The Sensation of Knowing That You’ll Never Drink Again
I do feel stronger in my mind since I’ve quit. As far as spirituality goes, I think I spoke a bit about that in another video that I did last week, it’s a very personal thing, it’s intensely personal and it’s very subjective as well. I think I sort of lost any spirituality that I had when I was 16 or 17. I’m not saying that was anything to do with the drink it was just something to do with the church I was brought up in. Since I’ve stopped drinking I’ve started to think a bit more about the spiritual side of my life, what different things mean to me, what exactly I do believe in or don’t believe in.
First Year Summary
In summary, the first year I am off alcohol, I feel absolutely fantastic. When I quit last year I didn’t really know what to expect, I certainly knew that I had to quit and that I was heading down a wrong road. if I didn’t stop at that time, I’m not saying I’d never have stopped, but I was just going somewhere where I didn’t want to be. I’d moved country and I think I’d have tried to seek out more drinking buddies over here, that kind of thing, I didn’t want to do that.
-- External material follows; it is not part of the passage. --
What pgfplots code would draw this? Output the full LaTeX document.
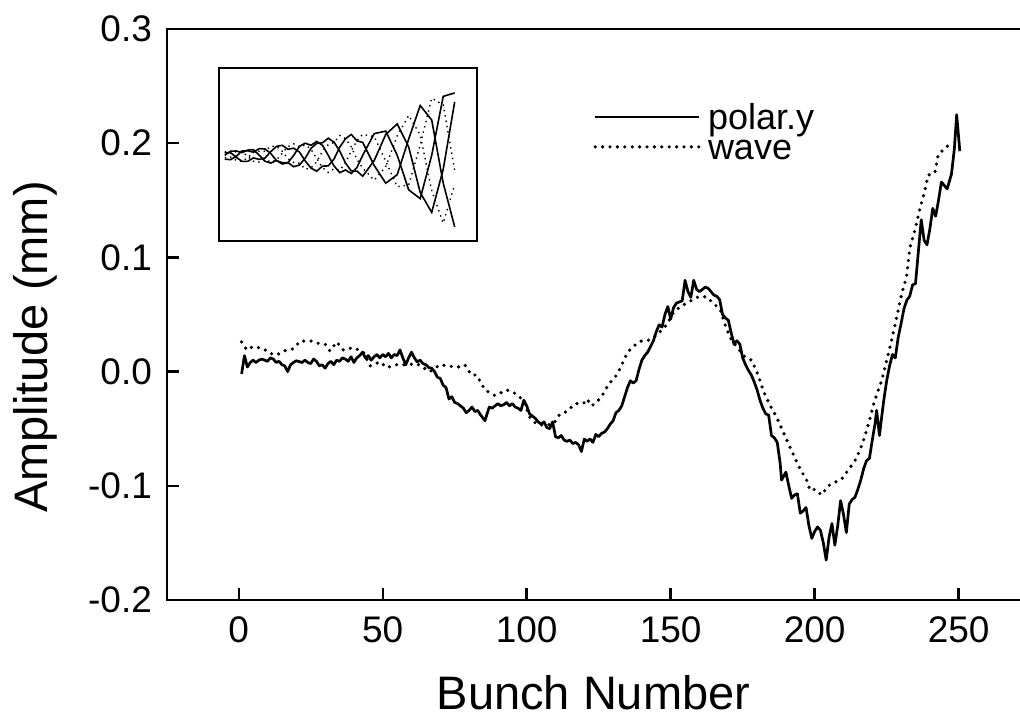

I didn’t understand for the first few weeks how utterly sure I was of this thing, I didn’t get the…I really felt really sure I was never going to drink and I knew, I was never going to drink again and I couldn’t figure that out it took me a long time to actually realise, why that was. And to be honest I haven’t got there a 100% I’ve got an awful lot more to learn. I’m reading a lot of stuff and talking to a lot of different people about different types of addiction not just alcohol, because I think they all stem from the same fundamental source inside. So I’m really, really looking forward to next year to what it might bring, I can only look at it from where I am now.